そこで話題になったことの一つは、長寿の研究は日本政府によってどこまで望まれていることなのか、というでした。もちろん表向きいいにきまっています。
しかし、楢山節考をもちだすまでもなく、長寿が社会的にそれほど望まれているのか、いわんやますます日本人が長寿になるような研究をすることを、政府というか特に厚労省は望んでいるか、怪しいものでしょう。
そもそもそんなに長いこと、なんにもしないで年金生活をすることが社会的に喜ばれるとおもえるのは随分楽観的な人生観であるにちがいありません。
年金生活を5年くらいで終えて、あの世へいけば、年金のために払ったお金とトントンなのかもしれません。
ですから社会貢献もなにもしないで、ひたすら20年も30年も年金をもらうだけの生活を長寿者がしていたら、そういう人たちを支える若い層から怨嗟の声が出るに違いありません。
そんなふうに考えれば、長寿者はかなりの覚悟をしないと、誰からも祝福されにくいのかもしれません。いわんやだれもがますます長寿になれるような研究がどんどんでてきたら、もうすでに崩壊しているような年金制度がさらに一段と早く崩壊するかもしれません。
長寿の研究自体は大変おもしろいし、当然やるべきなのでしょうが、長寿候補者達がどういう生活をするのがいいのか、これがとても大切。医師のかたがたには大いに発言して欲しい。というのが、医師でないわたくしの意見でした。
たとえば、70代半ばでも50代なかばくらいの能力を有している人はそういう年齢になるまで、仕事を続けるべく、若い頃から準備をしておく必要があるのではないでしょうか。仕事がもういやなら、どうして社会にとって負担にならないような自前の生活ができるような方策を考える必要があるのではないか。
楢山のおばあさんはどうにも思いつかなくて、口減らしのために息子に頼んで山に登って死を選びました。そんなことは今の世の中したくもないし、出来もないでしょうが、しかし、類似の問題があるような気がします。子どもに迷惑をかけたくない、しかしもしかしたらとんでもない長生きをしてしまうかもしれない、そういう恐怖を潜在的にもった人たち(女性に多いのですが)は多いのです。
わたくしは、こういう問題は年取ってから考えても間に合わないので、若いときから充分考えておく必要のあることだとおもうのです。
タイの裁判所が与党の解散命令、首相の5年間公民権剥奪とか。
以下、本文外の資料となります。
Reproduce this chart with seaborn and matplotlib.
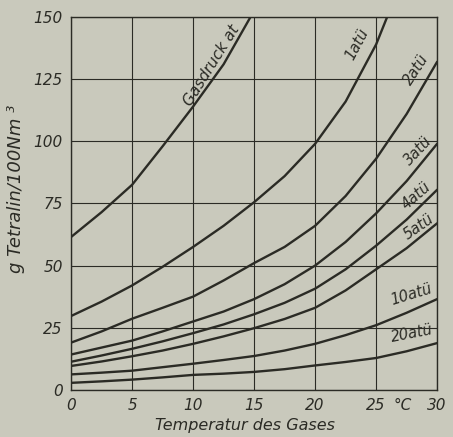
import numpy as np
import pandas as pd
import matplotlib
matplotlib.use("Agg")
import matplotlib.pyplot as plt
import seaborn as sns

# ---- data ----
x_full = [0, 2.5, 5, 7.5, 10, 12.5, 15, 17.5, 20, 22.5, 25, 27.5, 30]

gas_x = [0, 2.5, 5, 7.5, 10, 12.5, 14.7]
gas_y = [61.5, 71.5, 82.5, 98, 114, 131, 150]

atu1_x = [0, 2.5, 5, 7.5, 10, 12.5, 15, 17.5, 20, 22.5, 25, 25.9]
atu1_y = [29.7, 35.5, 42, 49.5, 57.5, 66, 75.5, 86, 99, 116, 139, 150]

atu2_y = [19, 23.5, 28.6, 33, 37.5, 44, 51, 57.5, 66, 78, 93, 111, 132]
atu3_y = [14.2, 17, 19.8, 23.5, 27.5, 31.5, 36.5, 42.5, 50, 59.5, 71, 84, 99]
atu4_y = [11.3, 13.8, 16.5, 19.5, 22.8, 26.3, 30.4, 35, 40.7, 48.5, 58, 68.5, 80.5]
atu5_y = [9.6, 11.4, 13.5, 15.8, 18.5, 21.5, 24.8, 28.5, 33, 40, 48.5, 57, 67]
atu10_y = [6.2, 6.9, 7.7, 9.1, 10.5, 12, 13.6, 15.8, 18.5, 22, 26, 31, 36.5]
atu20_y = [2.8, 3.4, 4.1, 5, 6, 6.5, 7.2, 8.3, 9.8, 11.2, 12.8, 15.5, 18.8]

x_ticks = [0, 5, 10, 15, 20, 25, 30]
y_ticks = [0, 25, 50, 75, 100, 125, 150]

labels = ["Gasdruck at", "1atü", "2atü", "3atü", "4atü", "5atü", "10atü", "20atü"]
# label positions (data coords) and rotation
lab_x = [11.5, 23.4, 28.3, 28.4, 28.3, 28.5, 27.9, 27.9]
lab_y = [130.5, 139, 129, 96, 78, 65.5, 38.5, 22.5]
lab_rot = [58, 62, 57, 47, 41, 35, 17, 11]
lab_size = [11, 10.5, 10.5, 10.5, 10.5, 10.5, 10.5, 10.5]

frames = []
frames.append(pd.DataFrame({"x": gas_x, "y": gas_y, "curve": "gas"}))
frames.append(pd.DataFrame({"x": atu1_x, "y": atu1_y, "curve": "1"}))
for name, ys in [("2", atu2_y), ("3", atu3_y), ("4", atu4_y), ("5", atu5_y),
                 ("10", atu10_y), ("20", atu20_y)]:
    frames.append(pd.DataFrame({"x": x_full, "y": ys, "curve": name}))
df = pd.concat(frames, ignore_index=True)

bg = "#c9c9bc"
ink = "#2b2b25"

sns.set_theme(style="white")
plt.rcParams["font.family"] = ["DejaVu Sans"]

fig = plt.figure(figsize=(4.53, 4.37), dpi=100, facecolor=bg)
ax = fig.add_axes([0.157, 0.108, 0.808, 0.853])
ax.set_facecolor(bg)

curves = df["curve"].unique()
sns.lineplot(data=df, x="x", y="y", hue="curve", units="curve", estimator=None,
             sort=False, palette={c: ink for c in curves}, linewidth=1.7,
             legend=False, ax=ax)

ax.set_xlim(0, 30)
ax.set_ylim(0, 150)
ax.set_xticks(x_ticks)
ax.set_yticks(y_ticks)
ax.set_xticklabels([str(t) for t in x_ticks], fontstyle="italic", fontsize=11, color=ink)
ax.set_yticklabels([str(t) for t in y_ticks], fontstyle="italic", fontsize=11, color=ink)
ax.tick_params(length=0, pad=6)
ax.grid(True, color=ink, linewidth=0.8)
for s in ax.spines.values():
    s.set_visible(True)
    s.set_color(ink)
    s.set_linewidth(1.0)

ax.text(27.2, -3.4, "°C", ha="center", va="top", fontstyle="italic",
        fontsize=11, color=ink, clip_on=False)

ax.set_xlabel("Temperatur des Gases", fontstyle="italic", fontsize=11.5,
              color=ink)
ax.xaxis.set_label_coords(0.475, -0.075)
ax.set_ylabel("g Tetralin/100Nm ³", fontstyle="italic", fontsize=13,
              color=ink)
ax.yaxis.set_label_coords(-0.127, 0.54)

for t, lx, ly, r, fs in zip(labels, lab_x, lab_y, lab_rot, lab_size):
    ax.text(lx, ly, t, rotation=r, ha="center", va="center", fontstyle="italic",
            fontsize=fs, color=ink, rotation_mode="anchor")

fig.savefig("out.png", dpi=100, facecolor=bg)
これはまた、ひどい強権的なやりかたで、これでおさまるはずがありません。
タイの政情は相当深刻なようです。タクシン支持者は相当多いし、軍部、国王などの保守派だけでは国は動かないでしょう。政情安定と見てタイに進出した日本企業にはおおきなダメージのようです。
オバマ、クリントンコンビの次期米国には日本も相当な対応策を考えないと、大変だという意見が多いようです。わたくしもそうおもいます。
ロシアとベネズエラの共同演習は、グルジアでの出来事のしっぺ返しに違いありません。弱体化する、という希望的観測のもと米国をあなどる国際的事件がこれから続々と起きて、その時に米国が頼りにするのが中国という図式が見えてきたような気がします。